Die Kaiserin von Oesterreich ist eine bayerische Prinzessin, mithin eine Verwandte der obengenannten Prinzeß Therese, der Tochter des Prinzregenten Luitpold, die unter dem Schriftstellernamen Th. von Bayer Reiseerinnerungen aus Rußland herausgegeben hat und acht Sprachen geläufig spricht. Die Namensschwester der Kaiserin, Elisabeth von Rumänien, die als Dichterin den Namen Carmen Sylva führt, soll ebenfalls in drei Sprachen schreiben und so ziemlich alle übrigen europäischen Sprachen sprechen. Ueber die Gesprächigkeit dieser deutschen Prinzessinnen! Gehört nicht auch die Königin Viktoria halb und halb zu ihnen? Nun, die Königin von Großbritannien und Kaiserin von Indien lernt in ihren hohen Jahren noch die Verkehrssprache Indiens, das sogenannte Hindustani, das von etwa 100 Millionen Menschen gesprochen wird, [620] und nimmt nebst zwei Mitgliedern ihrer Familie bei einem jungen, eigens zu diesem Zwecke nach England berufenen indischen Fürsten Unterricht. Seit Juni 1888 treibt die hohe Frau Hindustani. Es ist nicht lange her, daß der sogenannte Gaikawar, der Fürst des britisch-indischen Vasallenstaates Baroda, nebst seiner Gemahlin, der sogenannten Maharami, bei der Königin Viktoria in Windsor zu Gaste war. Notabene, der Titel Gaikawar bedeutet eigentlich so viel wie Kuhhirt; Maharami ist das Femininum zu Maharadscha, Großkönig.

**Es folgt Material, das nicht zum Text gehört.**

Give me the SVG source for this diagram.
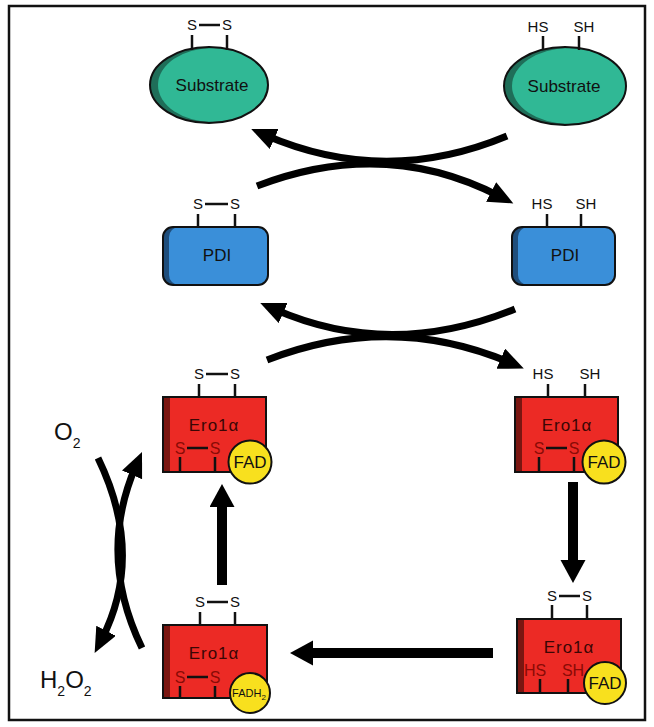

Diese Fürstlichkeiten hatte die Königin Viktoria schon im Jahre 1887 bei ihrem fünfzigjährigen Regierungsjubiläum kennengelernt. Aber damals verstand die Königin noch kein Wort Hindustani und die Großkönigin noch kein Wort Englisch. Anders im Jahre 1892. In der Audienz, welche die Königin der Maharami jetzt gewährte, redete die Fürstin ihre Oberlehnsherrin in erträglichem Englisch an, und die Königin erwiderte ohne Mühe in der Sprache Hindostans. In derselben fand sie auch ein freundliches Wort für die zwei kleinen indischen Prinzen, welche der Audienz beiwohnten. Die kleinen Jungen hatten wie gewöhnlich große Brillanten an den Fingern und an den Mützen. Die Diamanten, Perlen und Smaragden, welche die Fürstin an ihrer hellroten Jacke trug, sollen das Schönste gewesen sein, was man an Juwelen in Windsor bei Tageslicht jemals gesehen hat! Daß die Dame etwas gelernt hatte, war ebenfalls ein Juwel.